どちらのタイプのコンテンツにも同じルールが適用されるが、ライブ生成コンテンツには追加の要件がある。開発者は、AIが違法なコンテンツを生成しないようにするためのセーフガードについて、Valveに通知しなければならないとしている。
- 事前生成:開発中にAIツールを使用して作成されたあらゆる種類のコンテンツ(アート/コード/サウンドなど)。 Steam配信契約に基づき、開発者はValveに対し、ゲームに違法なコンテンツや権利を侵害するコンテンツが含まれないこと、およびゲームが当該マーケティング素材と一致していることを約束します。 リリース前のレビューでは、ゲーム内にあるAI生成コンテンツを、AI生成ではないすべてのコンテンツの審査と同じ方法で審査します。この際、ゲームがこれらの約束を順守しているかどうかも確認します。
- ライブ生成:ゲームの実行中にAIツールを使用して作成されるあらゆる種類のコンテンツ。 これには、事前生成AIコンテンツと同じルールに従うこと以外に、追加の要件があります。コンテンツアンケートで回答する際、AIが違法なコンテンツを生成しないためにどのような対策を講じているかを記入してください。
開発者はAIの使用状況を開示しなければならない
Valveは、開発者がゲームをリリースする前に記入しなければならない質問表も更新した。これには新たにAI技術の開示に関する項目が追加された。開発者は、ゲームの開発と実行においてAIをどのように使用しているかを説明しなければならない。
Valveはリリース前にゲームをレビューする際、AIの開示を考慮する。また、潜在的な顧客がゲームにAI技術がどのように使用されているかを理解できるように、情報開示の大部分がゲームのストアページに表示される。
さらに、Valveは、Steamのルールに違反するゲーム内のライブAIコンテンツをプレイヤーが報告できる新しいシステムを導入しており、開発者は、AI が違法なコンテンツを生成しないようにするための安全策を Valve に通知する必要がある。Valveは現在、AIが生成するアダルトセクシャルコンテンツをライブで公開していない。
これらの動きは、2023年7月にValveが著作権の問題を理由にAIコンテンツを含むゲームを拒否したという報告を受けたものだ。当時同社は、開発者がAIシステムのトレーニングデータの権利を所有していることを証明できないと述べていた。しかし、同社は慎重を期して、法的状況の解決を待つことにした。

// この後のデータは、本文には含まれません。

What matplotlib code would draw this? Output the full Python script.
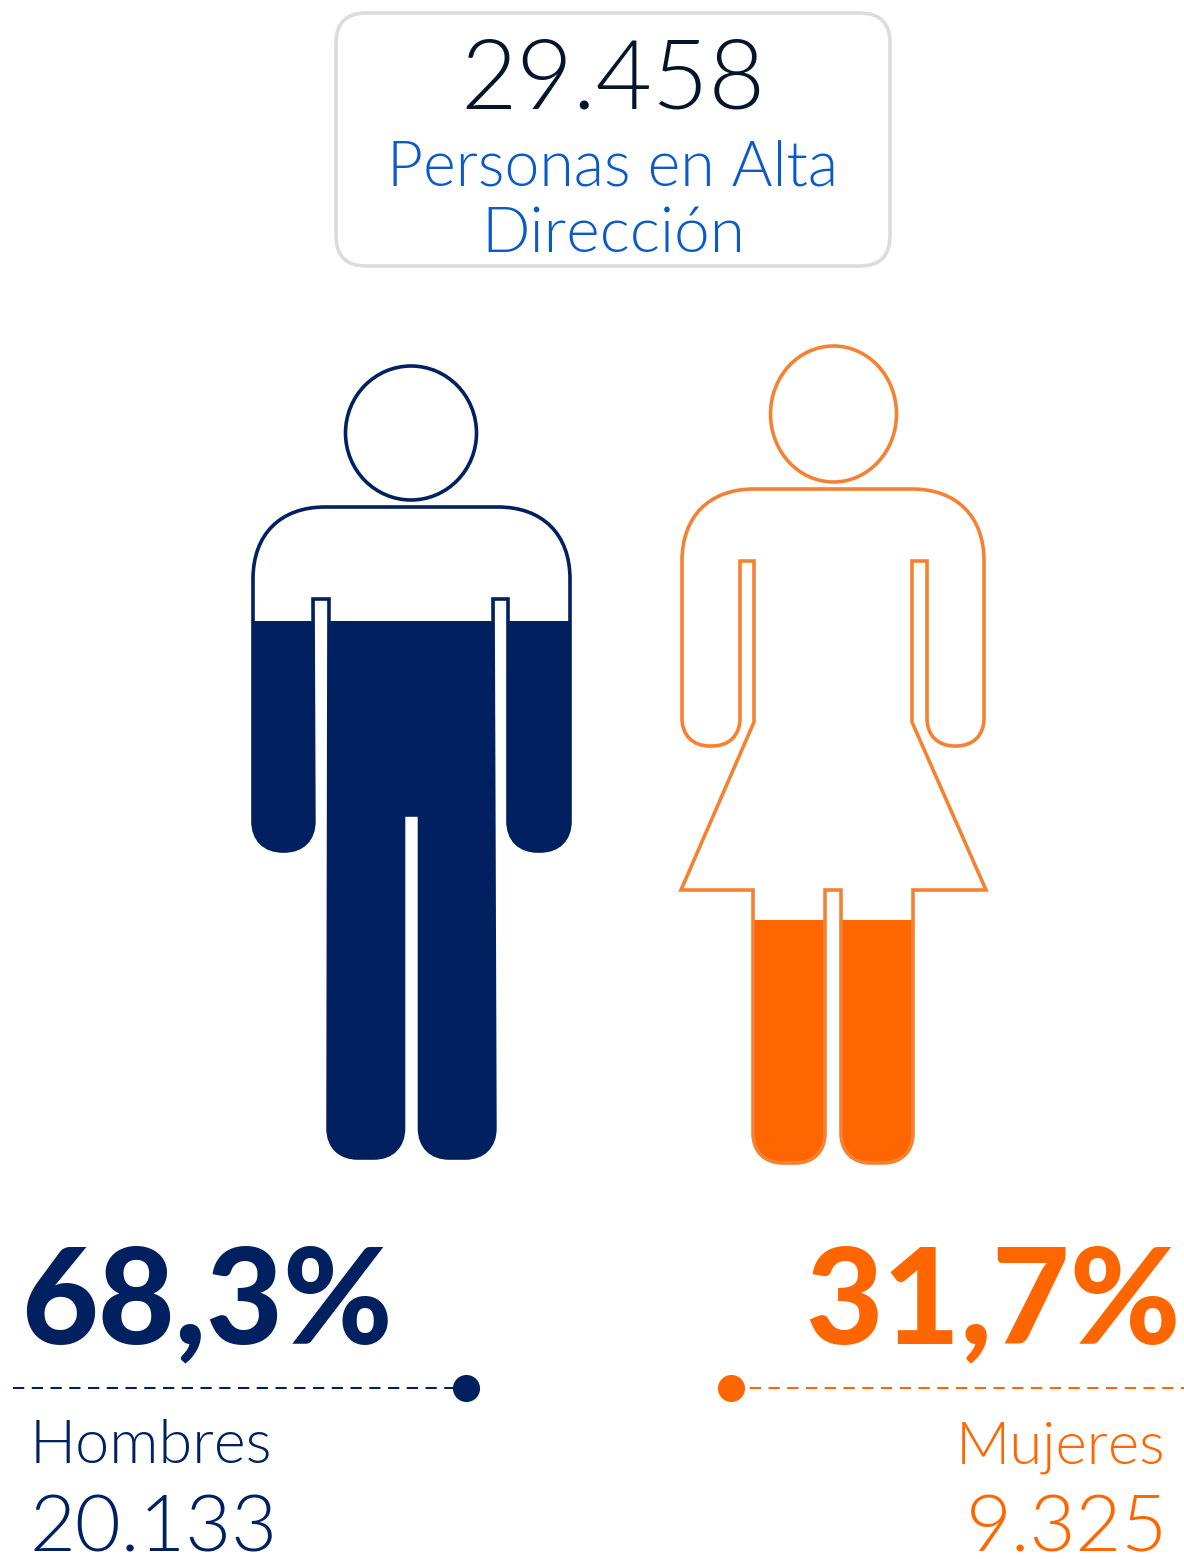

新しいポリシーは、ゲームに生成AIを使用し、Steamで公開したいと考える開発者により具体的な枠組みを提供する。しかし、生成AIの法的根拠はあいまいなままであり、生成AIモデルが学習したトレーニングデータに依存している。数多くの訴訟が係争中である。
繰り返しになるが、Valveの声明は「違法または侵害コンテンツ」に言及しているに過ぎず、理論的には、生成AIで作成されたゲームアセットが著作権を侵害する場合、そのゲームアセットも含まれる可能性があるため、明確な見解を示していない。Valveは、規制環境の変化に応じてアプローチを見直し、調整すると強調している。
ゲーム業界は、コード、グラフィック、テキストだけでなく、2Dおよび3Dアセットなど、生成AIによって半自動化される可能性のある多くの技術が交差する場所に位置しており、生成AIから大きな恩恵を受ける可能性がある。いや、その動きは既に始まっているのかも知れない。